Reading Anne Carson in Paris and at Méricourt: Plainwave

I thought before I came to Paris that I would not haunt my old haunts, I would start again, but here I am, haunting, in an average café, with an omelette and a glass of wine, savouring the word Sully on his Hôtel across the street, and reading Anne Carson, a little, watching cyclists turn en masse onto the rue St Antoine.

Anne Carson on The Life of Towns: 'I am a scholar of towns, she says, let God command that. To explain what I do is simple enough.' 

The simpler you get the harder it is. Anne Carson leaps about & leaves spaces into which you fit— your omelette—your understanding—her writing hurtles, short talks, diary, things to say. 
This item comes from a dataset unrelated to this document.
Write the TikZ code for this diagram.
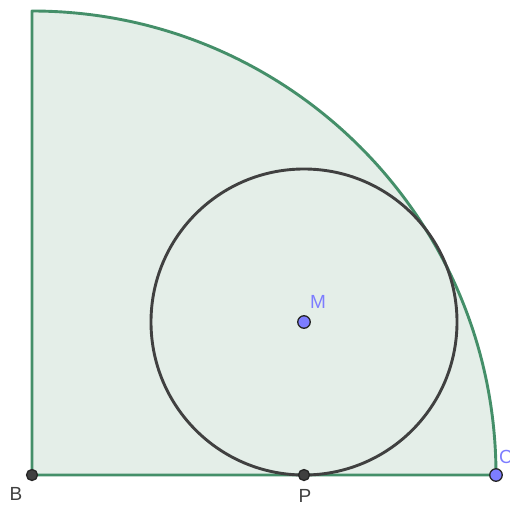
\documentclass[tikz,border=0pt]{standalone}
\usepackage{fontspec}
\setmainfont{Liberation Sans}
\begin{document}
\begin{tikzpicture}[x=1pt,y=1pt,
  ptblue/.style={circle,draw=black!85,fill={rgb,255:red,125;green,125;blue,255},line width=1.3pt,inner sep=0pt,minimum size=12.5pt},
  ptgray/.style={circle,draw=black!85,fill={rgb,255:red,64;green,64;blue,64},line width=1.3pt,inner sep=0pt,minimum size=11pt},
  lblgray/.style={text={rgb,255:red,64;green,64;blue,64},font=\fontsize{19}{19}\selectfont,inner sep=0pt},
  lblblue/.style={text={rgb,255:red,125;green,125;blue,255},font=\fontsize{19}{19}\selectfont,inner sep=0pt}]
\useasboundingbox (0,0) rectangle (510,507);
\definecolor{sectfill}{RGB}{228,238,232}
\definecolor{sectline}{RGB}{68,143,105}
\definecolor{circline}{RGB}{64,64,64}
\coordinate (B) at (32,32);
\filldraw[fill=sectfill,draw=sectline,line width=2.9pt,line join=round]
  (B) -- (496,32) arc[start angle=0,end angle=90,radius=464] -- cycle;
\draw[circline,line width=2.9pt] (304,185) circle[radius=153];
\node[ptgray] (Bp) at (B) {};
\node[ptgray] (P) at (304,32) {};
\node[ptblue] (M) at (304,185) {};
\node[ptblue] (C) at (496,32) {};
\node[lblgray] (Bl) at (16,13) {B};
\node[lblgray] (Pl) at (305,11) {P};
\node[lblblue] (Ml) at (318,205) {M};
\node[lblblue,anchor=west] (Cl) at (499,50) {C};
\end{tikzpicture}
\end{document}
A large part of the book is a diary written along the camino de compostela. My visit to Paris and Méricourt sur Seine was a diary week. I woke up, made tea, read Anne Carson, wrote my diary and looked at the Seine outside, the barges loaded with sand, gravel, and the bargees' cars. 

Have you seen Jean Vigo's film L'Atalante?

Anne Carson is in love with knowledge, she says. Each day of her diary is prefaced with a quote from one of the ancients, eastern or western. The depths and lacunae of ancient texts bring on her lurching style, words pulled from unexpected places, glistening.